A CIRCULAR CARVED MARBLE PORTRAIT PROFILE RELIEF OF JOHN GIBSON
A CIRCULAR CARVED MARBLE PORTRAIT PROFILE RELIEF OF JOHN GIBSON

ATTRIBUTED TO HARRIET HOSMER (1830-1908), CIRCA 1866

Details
A CIRCULAR CARVED MARBLE PORTRAIT PROFILE RELIEF OF JOHN GIBSON
Attributed to Harriet Hosmer (1830-1908), circa 1866
Signed below the truncation 'J. GIBSON. ROME. OBIT 27 JANY. 1866'; in a circular giltwood frame; with a paper label to the reverse inscribed 'John Gibson sculptor Rome modeled by himself C...marble by B.E. Spence presented by him/to...Lister... SEPT...'.
Minor losses to gilding.
12 5/8 in. (32 cm.) diam.

Lot Essay

John Gibson (1790-1866), originally British, lived primarily in Rome and was one of the most prominent figures of the Anglo-Roman neo-classical school. In the 1850s, Gibson took on the American sculptor Harriet Hosmer, who coined the famous phrase about Gibson, 'he is a god in his studio but God help him out of it.'
Over the course of his life and after his death, a number of portrait busts and medallions of Gibson were executed by his colleagues and admirers.

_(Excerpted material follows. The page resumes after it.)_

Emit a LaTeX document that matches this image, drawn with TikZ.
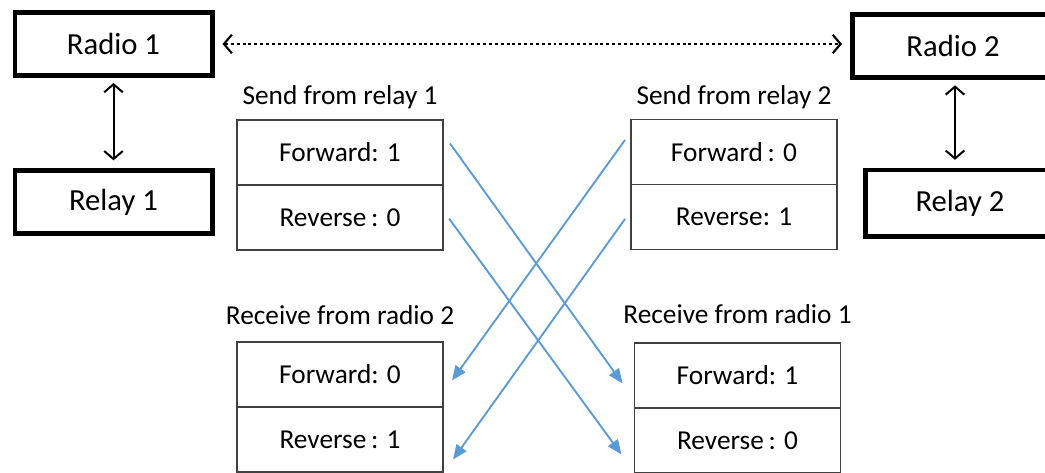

There is a portrait roundel by Gibson's student Harriet Hosmer, currently in the National Portrait Gallery, which is almost identical to the present roundel and the portrait roundel on Gibson's grave stele in Rome, thus suggesting that this roundel is also by her. The hand-written label on the back of the present roundel suggests in fact that it was done by Benjamin Edward Spence, however it is likely that this is an erroneous postscript.